Workloads Overview
▶ What This Page Covers
The Pod: Kubernetes' Atomic Workload Unit
Every workload in Kubernetes runs as one or more Pods. A Pod is a co-scheduled group of one or more containers sharing a network namespace (same IP, same port space) and optionally sharing storage volumes. Pods are ephemeral by design — they are created, run, and eventually terminate. Controllers give pods durability, scale, and update semantics.

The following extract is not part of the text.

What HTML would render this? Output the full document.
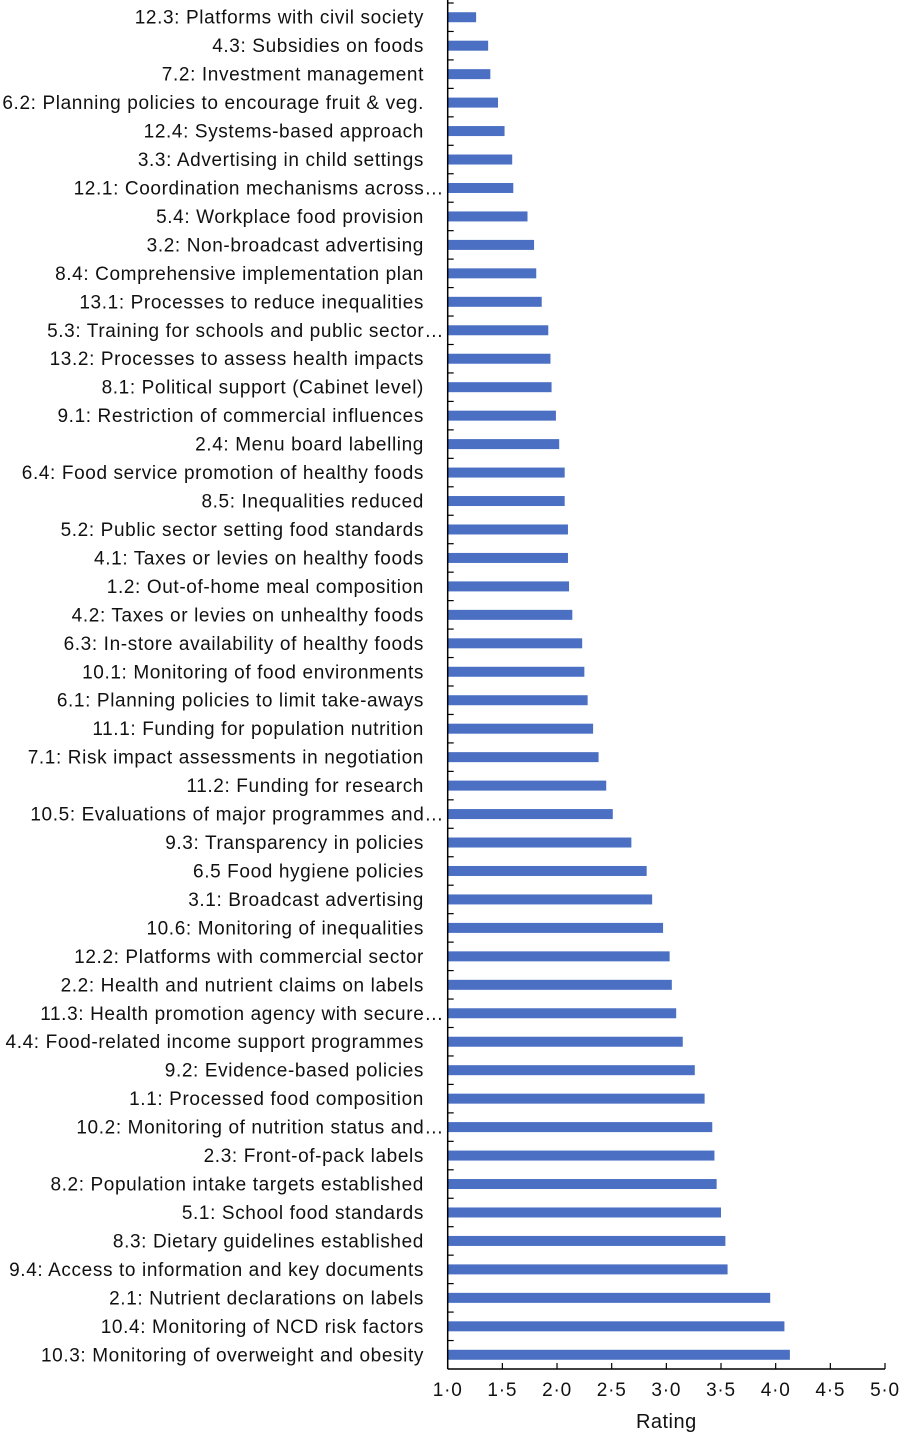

The Controller Reconciliation Pattern
All Kubernetes workload controllers follow the same fundamental loop: watch the actual state of the cluster, compare it to the desired state declared in the spec, and take actions to reconcile the difference. This pattern makes Kubernetes self-healing — if a pod crashes, the controller notices and creates a replacement.
The controller never talks to kubelet directly. It writes Pod objects to the API server. The scheduler picks them up and assigns spec.nodeName. Kubelet on the assigned node watches for pods with its node name and starts the containers.
Workload Controller Kinds
Manages stateless replicated applications. Creates and manages ReplicaSets for rolling updates and rollback. The go-to controller for web servers, APIs, and microservices.
- Stateless — any pod can serve any request
- RollingUpdate or Recreate strategy
- Rollback via revision history
- HPA-compatible for autoscaling
Manages stateful applications requiring stable network identity, stable persistent storage, and ordered deployment/scaling. Each pod gets a fixed ordinal and a dedicated PVC.
- Stable DNS: pod-0.svc.ns.svc.cluster.local
- Ordered creation (0→N) and deletion (N→0)
- volumeClaimTemplates for per-pod PVCs
- Used for databases, message queues, caches
Runs exactly one pod per node (or per matching node). New nodes automatically get a pod. Used for infrastructure agents that must be co-located with every workload node.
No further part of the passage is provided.